We place waters on a simple 3D grid inside an orthogonal periodic box. This is deterministic and is not a packing algorithm.

nx, ny, nz = 4, 4, 4
spacing = 0.32  # nm
n_total = nx * ny * nz

water_box_atomistic = mp.Atomistic(name='water_box_tip3p')
mol_id = 1
idx = 0

for iz in range(nz):
    for iy in range(ny):
        for ix in range(nx):
            mol = water_template.copy()
            mol.rotate(axis=[0.0, 0.0, 1.0], angle=float(0.1 * idx), about=[0.0, 0.0, 0.0])
            mol.move(delta=[ix * spacing, iy * spacing, iz * spacing])
            for atom in mol.atoms:
                atom['mol_id'] = mol_id
            water_box_atomistic.merge(mol)
            mol_id += 1
            idx += 1

water_box_atomistic = typifier.typify(water_box_atomistic)

box = mp.Box.orth([nx * spacing, ny * spacing, nz * spacing])
print('box lengths (nm):', box.lengths.tolist())
print('box atoms:', len(water_box_atomistic.atoms), 'box bonds:', len(water_box_atomistic.bonds))

5. Convert Atomistic to Frame

Frame is MolPy's columnar container (named tables like atoms, bonds, ...) plus the simulation box (frame.box) and a free-form metadata dict.

Writers operate on Frame, so this is the boundary where your edited graph becomes exportable tables.

frame = water_box_atomistic.to_frame()
frame.box = box  # box is a first-class Frame attribute; writers read frame.box

atoms = frame['atoms']
n_atoms = atoms.nrows

atoms['id'] = np.arange(1, n_atoms + 1, dtype=int)
atoms['mol_id'] = np.asarray(atoms['mol_id'], dtype=int)
atoms['charge'] = np.asarray(atoms['charge'], dtype=float)

print('atoms rows:', frame['atoms'].nrows)
print('bonds rows:', frame['bonds'].nrows)
# `to_frame()` only emits a block for link kinds that exist.
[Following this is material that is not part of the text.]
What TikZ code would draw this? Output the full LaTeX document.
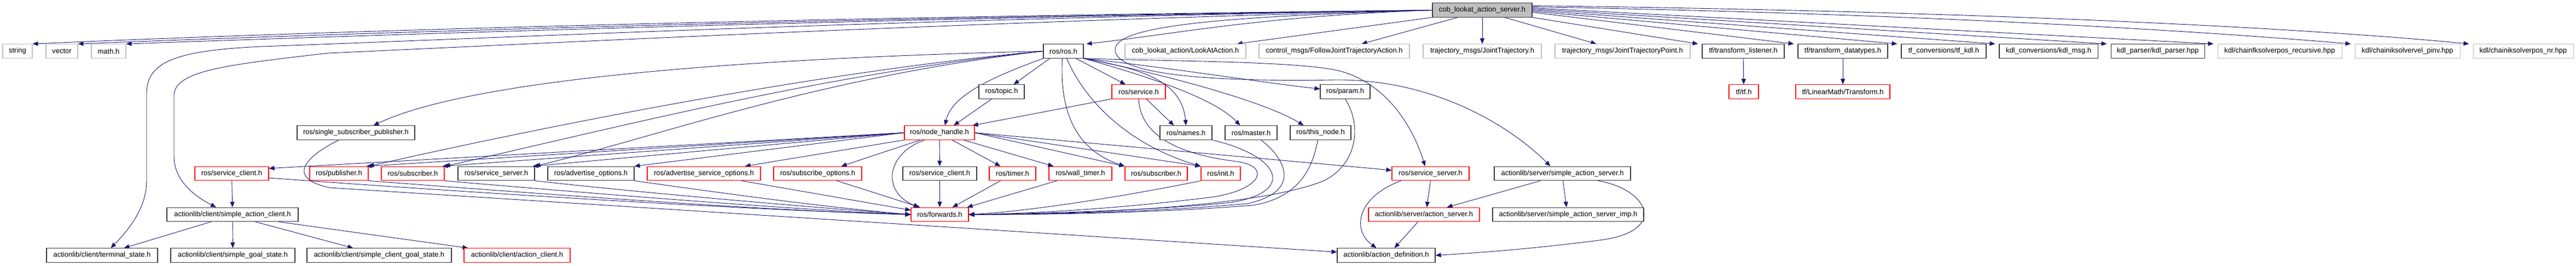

This TIP3P
# template carries bonds but no explicit angle links, so there is no
# 'angles' block — guard before accessing it.
if 'angles' in frame:
    print('angles rows:', frame['angles'].nrows)

6. Export to LAMMPS Files

We write: - A LAMMPS data file for the structure - A LAMMPS force-field file for TIP3P parameters

out_dir = Path('quickstart-output')
out_dir.mkdir(parents=True, exist_ok=True)

mp.io.write_lammps_data(out_dir / 'water_box_tip3p.data', frame, atom_style='full')
mp.io.write_lammps_forcefield(out_dir / 'water_box_tip3p.ff', ff)

print('wrote:', out_dir / 'water_box_tip3p.data')
print('wrote:', out_dir / 'water_box_tip3p.ff')

7. Summary

• Built a TIP3P water molecule as an editable Atomistic graph.
• Loaded TIP3P parameters from MolPy's built-in tip3p.xml.
• Assigned TIP3P atom types and used OplsTypifier to assign bonded and nonbonded parameters.
• Placed many molecules on a deterministic grid in a periodic box.
• Converted to a Frame and wrote LAMMPS data + force-field files.